GRAIL Plans to Raise in Excess of $1B in Series B Funding - ramonvillasante
http://www.businesswire.com/news/home/20170105006393/en/GRAIL-Plans-Raise-Excess-1B-Series-Funding
======
cixin
This is HUGE news and really interesting.

To recap, GRAIL was created largely by Illumina to help drive sales of their
sequencing instruments. Illumina lead (>80% market share) the DNA sequencing
market.

However the market is still mostly pretty much research applications, and DNA
sequencing has found limited applications in diagnostic settings.

This is their play to start selling into the clinic. Nobody else has really
been able to break that market.

1BUSD might finally be enough to make that happen and if it does, that's
really exciting. GRAIL are going for screening because that's the largest,
most viable market (every adult, every N years).

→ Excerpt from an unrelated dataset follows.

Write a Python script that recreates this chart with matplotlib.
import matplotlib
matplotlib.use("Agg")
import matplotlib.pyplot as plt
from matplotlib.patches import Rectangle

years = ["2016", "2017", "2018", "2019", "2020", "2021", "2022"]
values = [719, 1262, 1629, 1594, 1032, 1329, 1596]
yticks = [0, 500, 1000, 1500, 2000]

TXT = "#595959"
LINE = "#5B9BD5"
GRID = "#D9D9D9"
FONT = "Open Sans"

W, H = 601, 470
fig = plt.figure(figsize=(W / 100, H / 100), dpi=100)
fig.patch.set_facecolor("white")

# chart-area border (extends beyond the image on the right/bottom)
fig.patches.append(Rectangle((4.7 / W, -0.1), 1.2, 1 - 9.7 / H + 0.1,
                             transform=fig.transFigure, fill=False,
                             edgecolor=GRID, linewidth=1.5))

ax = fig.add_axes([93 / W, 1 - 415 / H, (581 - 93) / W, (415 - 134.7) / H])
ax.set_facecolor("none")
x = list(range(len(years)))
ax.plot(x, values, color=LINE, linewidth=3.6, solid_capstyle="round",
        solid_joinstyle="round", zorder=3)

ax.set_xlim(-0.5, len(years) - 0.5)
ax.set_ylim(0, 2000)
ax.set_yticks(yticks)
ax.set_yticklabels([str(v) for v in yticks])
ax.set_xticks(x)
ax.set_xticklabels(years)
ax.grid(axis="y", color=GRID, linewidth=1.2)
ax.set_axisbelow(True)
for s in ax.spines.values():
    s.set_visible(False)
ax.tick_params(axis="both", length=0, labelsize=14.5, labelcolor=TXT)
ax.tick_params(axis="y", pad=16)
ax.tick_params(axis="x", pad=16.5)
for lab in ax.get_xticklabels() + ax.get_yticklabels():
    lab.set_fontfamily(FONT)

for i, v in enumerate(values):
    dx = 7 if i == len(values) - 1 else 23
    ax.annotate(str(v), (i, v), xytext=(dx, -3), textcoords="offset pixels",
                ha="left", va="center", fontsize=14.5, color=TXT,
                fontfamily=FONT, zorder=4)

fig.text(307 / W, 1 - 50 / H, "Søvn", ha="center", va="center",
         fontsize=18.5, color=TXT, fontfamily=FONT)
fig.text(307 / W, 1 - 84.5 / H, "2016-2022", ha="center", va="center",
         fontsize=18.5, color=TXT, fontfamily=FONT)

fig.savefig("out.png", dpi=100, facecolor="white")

The problem, is that to be viable it likely has to be cheap. Illumina
currently charge about 1000USD per human genome sequenced. Screening costs
would probably be similar. Illumina do charge around a 10x markup, so they've
got scope to give GRAIL a special deal. But the screening test probably does
need to be around 100USD.

If the play works out, Illumina will end up owning clinical diagnostic
applications of DNA sequencing. It will kill any other players trying to move
into this area.

Really interesting, 1BUSD is a huge bet.